When the Dust Settles

HARRISON COUNTY, KY

A cattle trailer, prepensely parked in the shade of a tree line, contains 4,000 wildcards: young hemp plants. Hundreds of thousands of these little green uncertainties will be planted within a 306-mile radius by first-time hemp farmers.

Nick Farmer studies the labels on jugs of molasses-colored minerals. His wife, Ashley, feverishly Googles the ratios of minerals to water needed to make hemp fertilizer, calling out exact measurements as she comes across them.

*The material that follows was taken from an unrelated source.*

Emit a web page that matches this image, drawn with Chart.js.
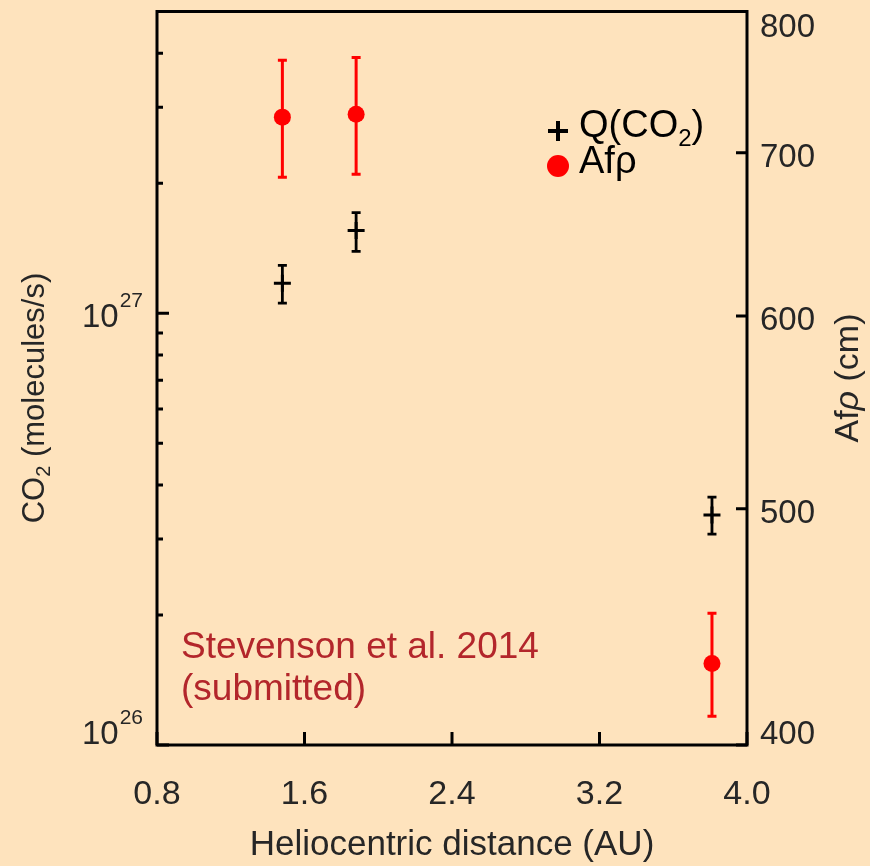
<!DOCTYPE html>
<html>
<head>
<meta charset="utf-8">
<script src="https://cdn.jsdelivr.net/npm/chart.js@4.4.1/dist/chart.umd.min.js"></script>
<style>
  html, body { margin: 0; padding: 0; background: #fee3bd; }
  #wrap { width: 870px; height: 866px; }
</style>
</head>
<body>
<div id="wrap"><canvas id="co2Chart" width="870" height="866"></canvas></div>
<script>
// heliocentric distance (AU) of each observation
var distance = [1.48, 1.88, 3.81];

// CO2 production rate (molecules/s) and its error limits
var qco2 = [1.174e27, 1.555e27, 3.41e26];
var qco2Low = [1.056e27, 1.391e27, 3.08e26];
var qco2High = [1.291e27, 1.711e27, 3.75e26];

// dust Afrho (cm) and its error limits
var afrho = [724, 726, 432];
var afrhoLow = [684, 686, 411];
var afrhoHigh = [764, 766, 453];

// axis ticks
var xTicks = [0.8, 1.6, 2.4, 3.2, 4.0];
var co2Major = [1e26, 1e27];
var co2Minor = [2e26, 3e26, 4e26, 5e26, 6e26, 7e26, 8e26, 9e26, 2e27, 3e27, 4e27];
var afrhoTicks = [400, 500, 600, 700, 800];

var FONT = '"Liberation Sans", Arial, Helvetica, sans-serif';
var INK = '#262626';

function points(ys) {
  return distance.map(function (x, i) { return { x: x, y: ys[i] }; });
}

// draws pieces [{t, size, dy, italic}] one after another from x
function drawRuns(ctx, runs, x, y) {
  runs.forEach(function (r) {
    ctx.font = (r.italic ? 'italic ' : '') + r.size + 'px ' + FONT;
    ctx.fillText(r.t, x, y + (r.dy || 0));
    x += ctx.measureText(r.t).width;
  });
}
function runsWidth(ctx, runs) {
  var w = 0;
  runs.forEach(function (r) {
    ctx.font = (r.italic ? 'italic ' : '') + r.size + 'px ' + FONT;
    w += ctx.measureText(r.t).width;
  });
  return w;
}

var errorBars = {
  id: 'errorBars',
  beforeDatasetsDraw: function (chart) {
    var ctx = chart.ctx, s = chart.scales;
    function bars(lo, hi, axis, color, lw) {
      ctx.strokeStyle = color;
      ctx.lineWidth = lw;
      distance.forEach(function (d, i) {
        var px = s.x.getPixelForValue(d);
        var y0 = s[axis].getPixelForValue(lo[i]);
        var y1 = s[axis].getPixelForValue(hi[i]);
        ctx.beginPath();
        ctx.moveTo(px, y0); ctx.lineTo(px, y1);
        ctx.moveTo(px - 4.5, y0); ctx.lineTo(px + 4.5, y0);
        ctx.moveTo(px - 4.5, y1); ctx.lineTo(px + 4.5, y1);
        ctx.stroke();
      });
    }
    ctx.save();
    bars(afrhoLow, afrhoHigh, 'y2', '#ff0000', 3);
    bars(qco2Low, qco2High, 'y', '#000000', 2.8);
    ctx.restore();
  }
};

var frame = {
  id: 'frame',
  beforeDraw: function (chart) {
    var ctx = chart.ctx;
    ctx.save();
    ctx.fillStyle = '#fee3bd';
    ctx.fillRect(0, 0, chart.width, chart.height);
    ctx.restore();
  },
  afterDraw: function (chart) {
    var ctx = chart.ctx, a = chart.chartArea, s = chart.scales;
    ctx.save();

    // box and inward ticks
    ctx.strokeStyle = '#000';
    ctx.lineWidth = 3;
    ctx.strokeRect(a.left, a.top, a.right - a.left, a.bottom - a.top);
    ctx.beginPath();
    xTicks.forEach(function (v) {
      var px = s.x.getPixelForValue(v);
      ctx.moveTo(px, a.bottom); ctx.lineTo(px, a.bottom - 13);
    });
    co2Major.forEach(function (v) {
      var py = s.y.getPixelForValue(v);
      ctx.moveTo(a.left, py); ctx.lineTo(a.left + 12, py);
    });
    co2Minor.forEach(function (v) {
      var py = s.y.getPixelForValue(v);
      ctx.moveTo(a.left, py); ctx.lineTo(a.left + 6, py);
    });
    afrhoTicks.forEach(function (v) {
      var py = s.y2.getPixelForValue(v);
      ctx.moveTo(a.right, py); ctx.lineTo(a.right - 11, py);
    });
    ctx.stroke();

    function labelY(py) {
      return Math.min(Math.max(py + 5, a.top + 16), a.bottom - 10);
    }

    ctx.fillStyle = INK;
    ctx.textBaseline = 'middle';

    // x tick labels
    ctx.font = '34px ' + FONT;
    ctx.textAlign = 'center';
    xTicks.forEach(function (v) {
      ctx.fillText(v.toFixed(1), s.x.getPixelForValue(v), 795);
    });

    // right tick labels
    ctx.font = '33px ' + FONT;
    ctx.textAlign = 'left';
    afrhoTicks.forEach(function (v) {
      ctx.fillText(String(v), a.right + 13, labelY(s.y2.getPixelForValue(v)));
    });

    // left tick labels, powers of ten
    ctx.textAlign = 'right';
    co2Major.forEach(function (v) {
      var y = labelY(s.y.getPixelForValue(v));
      var exp = String(Math.round(Math.log10(v)));
      ctx.font = '21px ' + FONT;
      var ew = ctx.measureText(exp).width;
      ctx.fillText(exp, a.left - 14, y - 17);
      ctx.font = '33px ' + FONT;
      ctx.fillText('10', a.left - 15 - ew, y);
    });

    // x title
    ctx.textAlign = 'center';
    ctx.font = '35px ' + FONT;
    ctx.fillText('Heliocentric distance (AU)', (a.left + a.right) / 2, 845);

    ctx.textAlign = 'left';
    // left title
    var leftRuns = [
      { t: 'CO', size: 31 },
      { t: '2', size: 20, dy: 9 },
      { t: ' (molecules/s)', size: 31 }
    ];
    ctx.save();
    ctx.translate(35, 398);
    ctx.rotate(-Math.PI / 2);
    drawRuns(ctx, leftRuns, -runsWidth(ctx, leftRuns) / 2, 0);
    ctx.restore();

    // right title
    var rightRuns = [
      { t: 'Af', size: 34 },
      { t: '\u03c1', size: 34, italic: true },
      { t: ' (cm)', size: 34 }
    ];
    ctx.save();
    ctx.translate(849, 378);
    ctx.rotate(-Math.PI / 2);
    drawRuns(ctx, rightRuns, -runsWidth(ctx, rightRuns) / 2, 0);
    ctx.restore();

    // legend
    ctx.strokeStyle = '#000';
    ctx.lineWidth = 4;
    ctx.beginPath();
    ctx.moveTo(548, 131); ctx.lineTo(568, 131);
    ctx.moveTo(558, 121); ctx.lineTo(558, 141);
    ctx.stroke();
    ctx.fillStyle = '#ff0000';
    ctx.beginPath();
    ctx.arc(558, 166, 11, 0, Math.PI * 2);
    ctx.fill();
    ctx.fillStyle = '#000';
    drawRuns(ctx, [
      { t: 'Q(CO', size: 38 },
      { t: '2', size: 24, dy: 12 },
      { t: ')', size: 38 }
    ], 579, 127);
    drawRuns(ctx, [{ t: 'Af\u03c1', size: 38 }], 579, 163);

    // reference note
    ctx.fillStyle = '#b3262b';
    ctx.font = '37px ' + FONT;
    ctx.fillText('Stevenson et al. 2014', 181, 648);
    ctx.fillText('(submitted)', 181, 690);

    ctx.restore();
  }
};

new Chart(document.getElementById('co2Chart').getContext('2d'), {
  type: 'scatter',
  data: {
    datasets: [
      {
        label: 'Q(CO2)',
        data: points(qco2),
        yAxisID: 'y',
        pointStyle: 'cross',
        pointRadius: 8.5,
        borderColor: '#000000',
        borderWidth: 3
      },
      {
        label: 'Af\u03c1',
        data: points(afrho),
        yAxisID: 'y2',
        pointStyle: 'circle',
        pointRadius: 8.5,
        backgroundColor: '#ff0000',
        borderColor: '#ff0000',
        borderWidth: 0
      }
    ]
  },
  options: {
    responsive: false,
    animation: false,
    layout: { padding: { left: 157, right: 123, top: 8, bottom: 121 } },
    plugins: { legend: { display: false }, tooltip: { enabled: false } },
    scales: {
      x: { type: 'linear', min: 0.8, max: 4.0, display: false },
      y: { type: 'logarithmic', min: 1e26, max: 5e27, display: false },
      y2: { type: 'logarithmic', position: 'right', min: 400, max: 800, display: false }
    }
  },
  plugins: [errorBars, frame]
});
</script>
</body>
</html>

It’s June, the start of the planting season, and Nick pours about-amounts from the $300 jugs into his 500-gallon water tank.

"These are the things we should have figured out last night," she says as she stares into her phone.

Nick Farmer settles on a ratio and, content with the concoction, climbs into his tractor outfitted with his 1960s tobacco setter that he rigged to plant hemp. He drops the tractor into gear and prepares to start his first round of hemp planting, a giant leap for a family that has grown tobacco in Harrison County, Kentucky, for 20 years.

The transition is a daunting one for Farmer and dozens of other farms throughout the country. For decades, even centuries in some cases, tobacco has been king, a cash-rich crop that has sustained farming families for generations. But a shifting industry and climate change are creating lapses in the rhythm of southern life, forcing farmers to try their luck at creating new traditions.